The Electro-Acoustic library begins with exhaustive multi-sampling of each instrument, capturing every conceivable variation of each sound – the 808 kick drum alone is 1GB. These signals are then run out through a 1073, a Thermionic Culture Rooster, the compressor in State Of The Ark Studio’s EMI TG console and an Ampeg Bass cabinet at Monnow Valley Studios to provide four different analogue saturation colours to blend with the dry drum signal.

This alone would have made for an interesting library, but nothing particularly unique, which clearly wasn’t enough for Dan and James at Soniccouture. So these samples were then driven through a PA system at State Of The Ark, with a drum kit set up in the room with the PA and the rattle and resonance of the kit recorded to layer onto the drum samples. In this way, the library becomes a unique and expressive new instrument, blending the electronic with the acoustic.

Measuring up

Some of the best drum-machine libraries we’ve come across before now have come from the Goldbaby website (www.goldbaby.co.nz), with different libraries for a huge selection of kits processed in all manner of different ways. But the option of re-amping the kits in a room and capturing the resonances and rattles of an acoustic kit is something we’ve not come across before. For the sequencers, we’ve seen a Euclidean generator in modular form, and for Propellerheads Reason, and many of these designs could easily be created using Native Instruments’ Reaktor.

First steps

As a source for drum sounds, the Electro-Acoustic library is one of the most instantly playable instruments we’ve come across. The presets present a huge array of sounds, but the fun doesn’t really begin until you start digging in and creating your own custom sounds. Love the basic kick of an 808 with some dirt, but want more from you snare? Just dial in a little room tone and kit resonance.

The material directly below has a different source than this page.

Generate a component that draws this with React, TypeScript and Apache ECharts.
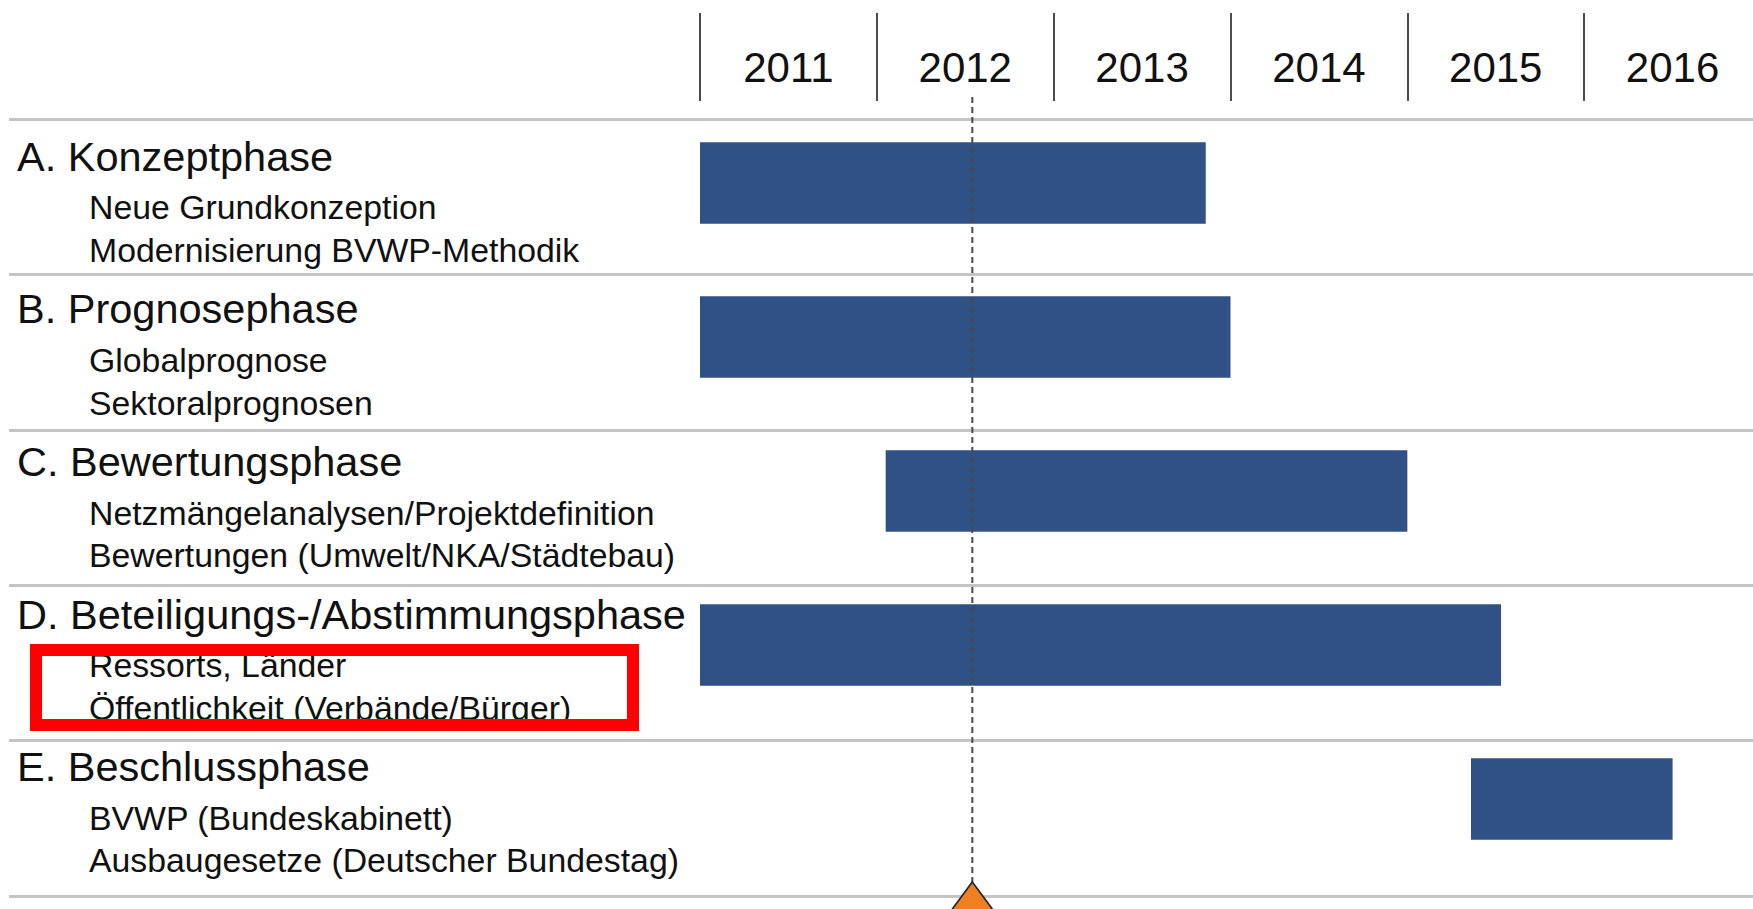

Dial in rattle on the hi-hats, and blend in some mid and high tone from the PA. You can get almost endlessly complex sounds with only a few basic controls. This alone would make the Electro-Acoustic a superb instrument to play. But Soniccouture didn’t stop with just the sampling, it also created three sequencers in Kontakt’s scripting language to go along with the instrument and to encourage you to be creative with your beat making.

The three sequencers are the Beat Shifter, Euclidian Beats and Poly Beats. Each one is a distinct option to reach for in its own right, whenever you have a specific type of beat in mind. The Beat Shifter works at first a lot like a simple grid sequencer; however, to make things more interesting, each track has options for evolving the pattern further. With randomly selected beats shifting forward or ahead in time by pre-determined amounts, or even of not happening at all. This produces evolving beats which, if carefully controlled, introduce subtle shifts while maintaining the overall groove – perfect for IDM or ambient rhythms.

The Euclidean Beats sequencer works by equally spacing beats around a grid. With simple divisions, this is quite easy. Placing four kicks in a 16-beat loop will produce an obvious four-to-the-floor pattern, adding four hats will place a hat on top of each kick, shift the hits by two and the hats now fall between the kicks. All very basic, and a tad boring. But start playing with less easily divisible numbers – say, eight hat hits in 11 steps on top of three kicks in 16 steps – and you quickly start creating complex loops.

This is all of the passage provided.